García Martínez – 10 febrero 1994
He oído decir a un dirigente de los cachorros del PP, acerca de no sé qué problema, que la manera de arreglarlo es crear una comisión. ¡Por Dios, no! A ellos, a los adultos, se les consiente, pues están como quien dice a dos pasos del Más Allá. Son viejos verdes y descerebrados. No harán (haremos) mucha más historia de la ya hecha. Pero los jóvenes, el porvenir, la esperanza, ¡coñe!, vosotros no podéis caer en la misma estúpida música de crear una comisión para cada asunto, sea este grande o pequeño.
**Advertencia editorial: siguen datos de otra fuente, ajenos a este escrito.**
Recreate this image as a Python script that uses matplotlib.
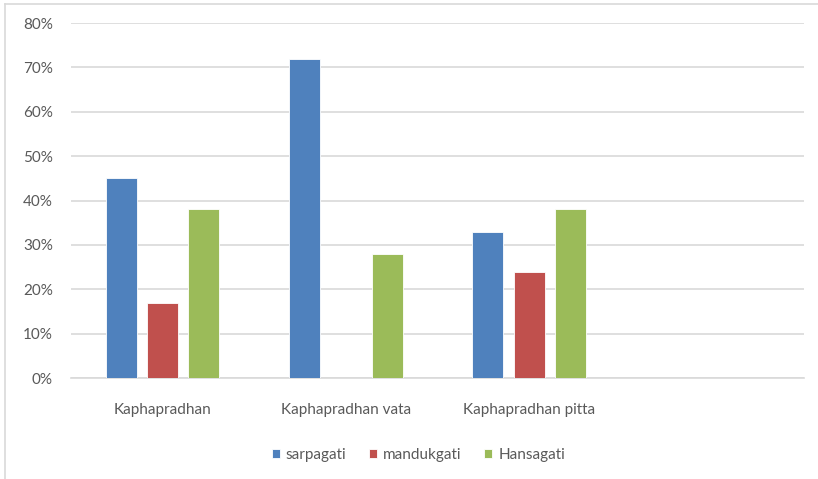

Las comisiones jamás han servido para nada. Nadie sabe de una que haya resuelto algo alguna vez. Echas mano de los becerros que contienen las anotaciones de la política cotidiana, y adviertes que cualquier comisión pasó con más pena que gloria. Excepto las, así llamadas, dinerarias o filesarias. Esas son de otra especie. Mucho más rentables, desde luego. No para el común, sino para las partes. Gentes del país viven cojonudamente y conducen mercedes gracias a las comisiones. Son rentas que no proceden del trabajo, sino de la cara dura. Y por eso mismo el Gobierno las protege, eximiendo a sus beneficiarios de pagar Impuestos por percibirlas.
Tocante a los que vienen detrás de nosotros, líbrelos Dios de consentir ninguna clase de comisión. Ni de seguimiento, ni de dinero. Borren la palabra de los diccionarios. Pues por comisión hay que entender, casi siempre, la de un delito.